Let’s be honest: part of you may be hesitant to come to counseling. You and your partner may worry that all you’ll do is argue and that talking about your issues will only make them worse. Thankfully, our approach to couples therapy is not about rehashing old arguments. Our goal is to help you and your significant other get to the bottom of your issues rather figure out who’s right and wrong. We are not here to point fingers or choose sides—we are here to help you collaborate on goals and figure out ways to increase intimacy and connection.
What to expect in sessions
Getting started with Introspective Counseling is very straightforward. Prior to your first appointment, you and your partner will fill out your own separate intake questionnaires. In the first session, your couples counselor will review the areas of your relationship that need work and help you come up with goals for treatment.
From there, each session will focus on practical skills that you can use to improve communication and emotional expression. Instead of focusing on the other person, you will learn to concentrate on your feelings and your needs. We want to know: how do your conflicts make you feel? When your partner leaves you to do the dishes or fold the laundry and doesn’t help out, what kind of emotions come to the surface? Over time, you will learn to communicate these feelings instead of pointing fingers, helping you resolve conflict more easily.
There is no one-size-fits-all approach to counseling—that’s why we adjust our treatment plan depending on each couple. That said, one of the main approaches we draw from is called the Gottman Method. The goal of the Gottman Method is to help you increase closeness, manage conflict, and create a life of shared meaning together. We also use an approach called Prepare-and-Enrich. This approach is all about identifying the strengths in your relationship and the areas that need work. Prepare-and-Enrich can help you be more prepared for conflict and learn to navigate it peacefully.
No matter how stuck you feel, dedication is the most important thing. As long as you and your partner are committed to solving your relationship issues, there is no challenge you can’t overcome and no mountain you can’t climb. With our support, we believe both of you can deepen your love for each other in ways you never imagined.
tailoring your treatment plan
You may have some questions and concerns about couples counseling...
What if my partner doesn’t want to come?
Oftentimes, people are hesitant about couples counseling because they imagine a therapist will tell them how to live their life or take sides with their spouse. Our approach is just the opposite. You and your partner are in charge of the healing process and we are strictly “team relationship”—there is no favoritism here. Although we cannot make decisions for your partner, we would be more than happy to talk with them about their concerns.
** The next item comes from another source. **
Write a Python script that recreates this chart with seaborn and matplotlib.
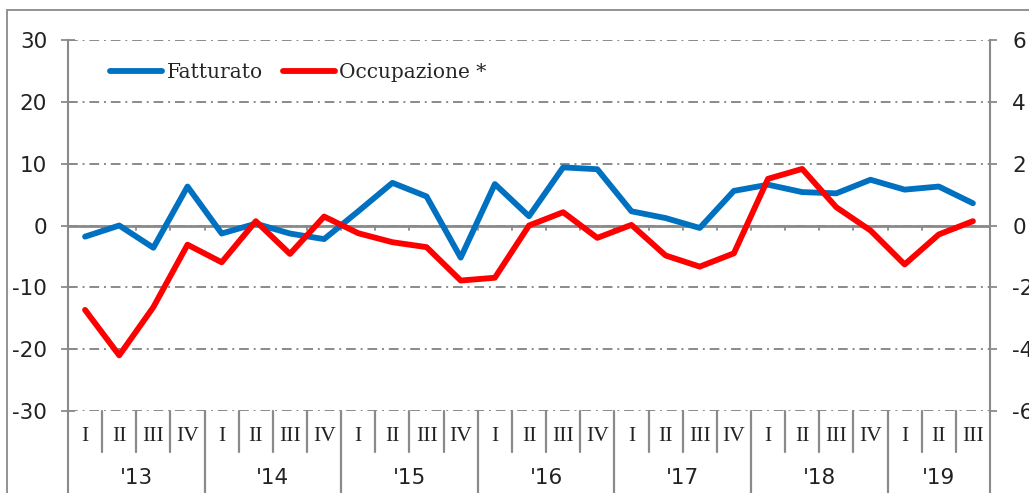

In the meantime, it’s always a good idea to pursue individual counseling and do your part to improve your relationship.
Our relationship isn’t that bad. Do we really need therapy?
Most couples wait to pursue therapy until they “need to.” The problem is that by that point, resentment and hostility have usually set in and it’s much harder to make things right again. That’s why it’s good to be proactive and seek help while your relationship is going strong. You can be more prepared for future conflicts and avoid having to invest extra time and money in your relationship.
Are you going to tell us to break up or divorce?
Your relationship is in your hands, not ours. Our goal is to help you find the answers within you and figure out what’s best for you and your partner. Whether you break up or stay together is your decision. If you do decide to go your separate ways, our aim will be to help you dissolve the relationship as peacefully as possible.